According to the general theory of relativity, a black hole is a region of space from which nothing, including light, can escape. It is the result of the deformation of space-time caused by a very compact mass. In other words, a black hole is a region of space that has so much mass concentrated in it that there is no way for a nearby object to escape its gravitational pull.
Black hole is something which has immense gravity and thus nothing can pass through it.
Why not even light can pass through a black hole?
Suppose that you are standing on the surface of the earth. You throw a rock straight up into the air. Assuming you don't throw it too hard, it will rise for a while, but eventually the acceleration due to the planet's gravity will make it start to fall down again. If you threw the rock hard enough, though, you could make it escape the planet's gravity entirely. It would keep on rising forever. The speed with which you need to throw the rock in order that it just barely escapes the planet's gravity is called the "escape velocity". As one would expect, the escape velocity depends on the mass of the planet: if the planet is extremely massive, then its gravity is very strong, and the escape velocity is high. A lighter planet would have a smaller escape velocity. The Earth's escape velocity is 11.2 km per second (about 25000 mph), while the Moon's is only 2.4 km per second (about 5300 mph).

Now imagine an object with such an enormous concentration of mass in such a small radius that its escape velocity was greater than the velocity of light. Then, since nothing can go faster than light, nothing can escape the object's gravitational field. Even a beam of light would be pulled back by gravity and would be unable to escape.

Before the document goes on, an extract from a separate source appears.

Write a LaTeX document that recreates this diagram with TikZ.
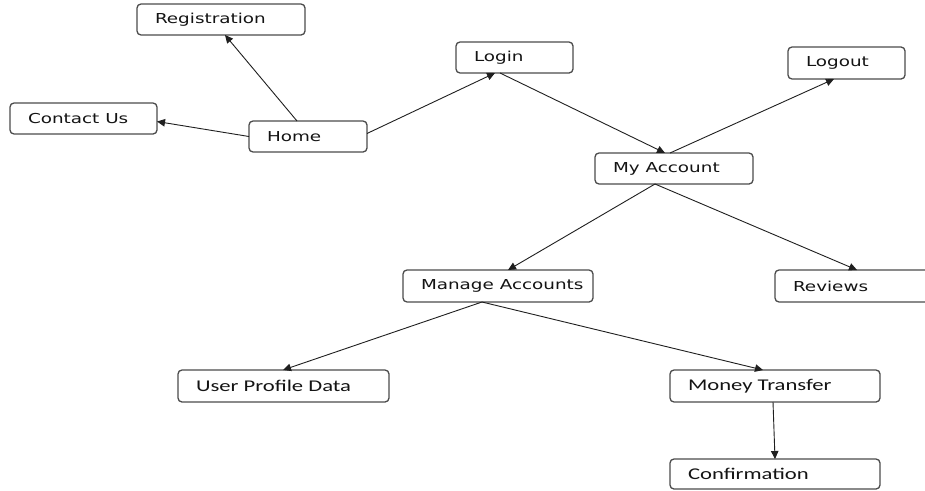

Even Horizon and the Singularity of a black hole
In general relativity, gravity is a manifestation of the curvature of space-time. Massive objects distort space and time, so that the usual rules of geometry don't apply anymore. Near a black hole, this distortion of space is extremely severe and causes black holes to have some very strange properties. In particular, a black hole has something called an 'event horizon'. This is a spherical surface that marks the boundary of the black hole. You can pass in through the horizon, but you can't get back out. In fact, once you've crossed the horizon, you're doomed to move inexorably closer and closer to the 'singularity' at the centre of the black hole.

You can think of the horizon as the place where the escape velocity equals the velocity of light. Outside of the horizon, the escape velocity is less than the speed of light, so if you fire your rockets hard enough, you can give yourself enough energy to get away. But if you find yourself inside the horizon, then no matter how powerful your rockets are, you can't escape.

The horizon has some very strange geometrical properties. Far away from the black hole, the horizon seems to be a static, unmoving spherical surface. But once you get close to the horizon, you realize that it has a very large velocity. In fact, it is moving outward at the speed of light. That explains why it is easy to cross the horizon in the inward direction, but impossible to get back out. Since the horizon is moving out at the speed of light, in order to escape back across it, you would have to travel faster than light which is impossibly practically as well as theoretically.